On the food side, vegetables witnessed a spike in inflation to 6.8 percent, even as inflation for potatoes and onions remained negative. Supply shortfalls and base effects pushed up prices. On the non-food side, oilseeds registered higher inflation of 19.3 percent, which propped up overall inflation. This trend was not seen in oils in the manufacturing category, where inflation for the consolidated group was only 0.5 percent.
The food segment also, as expected, witnessed a base-led hardening to an eight-month high of 1.4 percent in January 2026 after remaining flat on a year-on-year basis in December 2025. Within food, vegetables returned to inflationary territory in January 2026 after a gap of 11 months, while other items such as eggs, meat and fish, and condiments and spices also saw a hardening in their year-on-year prints.

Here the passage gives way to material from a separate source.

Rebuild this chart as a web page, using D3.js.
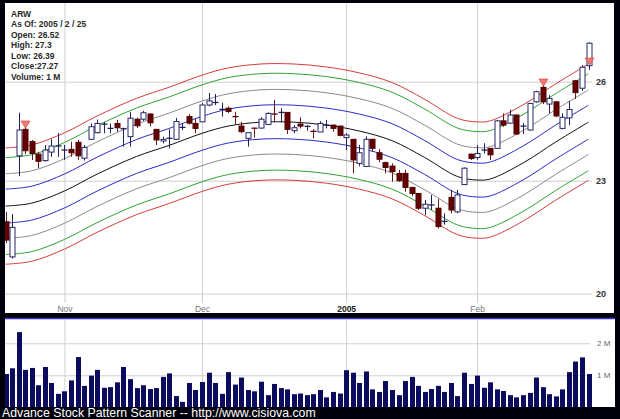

Rahul Agrawal, Senior Economist at ICRA Ltd., stated, “Going forward, food inflation is set to harden further as the effect of an unfavourable base intensifies; WPI food prints had eased from 8.9 percent in December 2024 to 1.9 percent in May 2025 and then turned into deflation, printing at (-)5 percent in October 2025. Besides, global commodity prices have continued to rise in February 2026, which, along with the lagged impact of depreciation pressure in the USD/INR pair over the last few months, is likely to continue to weigh on the landed cost of imports. Overall, we expect WPI inflation to inch up further to around 2.0–2.2 percent in February 2026.”
Segment-wise performance
Fuel inflation remained negative at (-)4.6 percent, compared with (-)1.9 percent last year. Manufactured goods inflation witnessed an uptick to 2.9 percent, attributable to higher metal prices, which rose 6 percent. This reflects global trends, as the segment has seen a rally amid evolving economic and political conditions. Another industry category reporting relatively higher inflation — above 2 percent — was textiles.
The WPI inflation numbers are unlikely to have a bearing on monetary policy but still indicate relatively benign price conditions from a corporate standpoint, suggesting that input costs may remain under control. If lower customs duty rates on several commodities are taken into account, there could be a downward tendency in prices of manufactured products, which will be an important factor in the coming year.
Outlook
As the date for the announcement of a new series has not yet been indicated, this means that the new GDP series will continue to use the existing WPI as deflators for various segments of the national product. The Government of India announced a new CPI series and base year last month, which may have a bearing on WPI inflation with a lag effect of two to three months.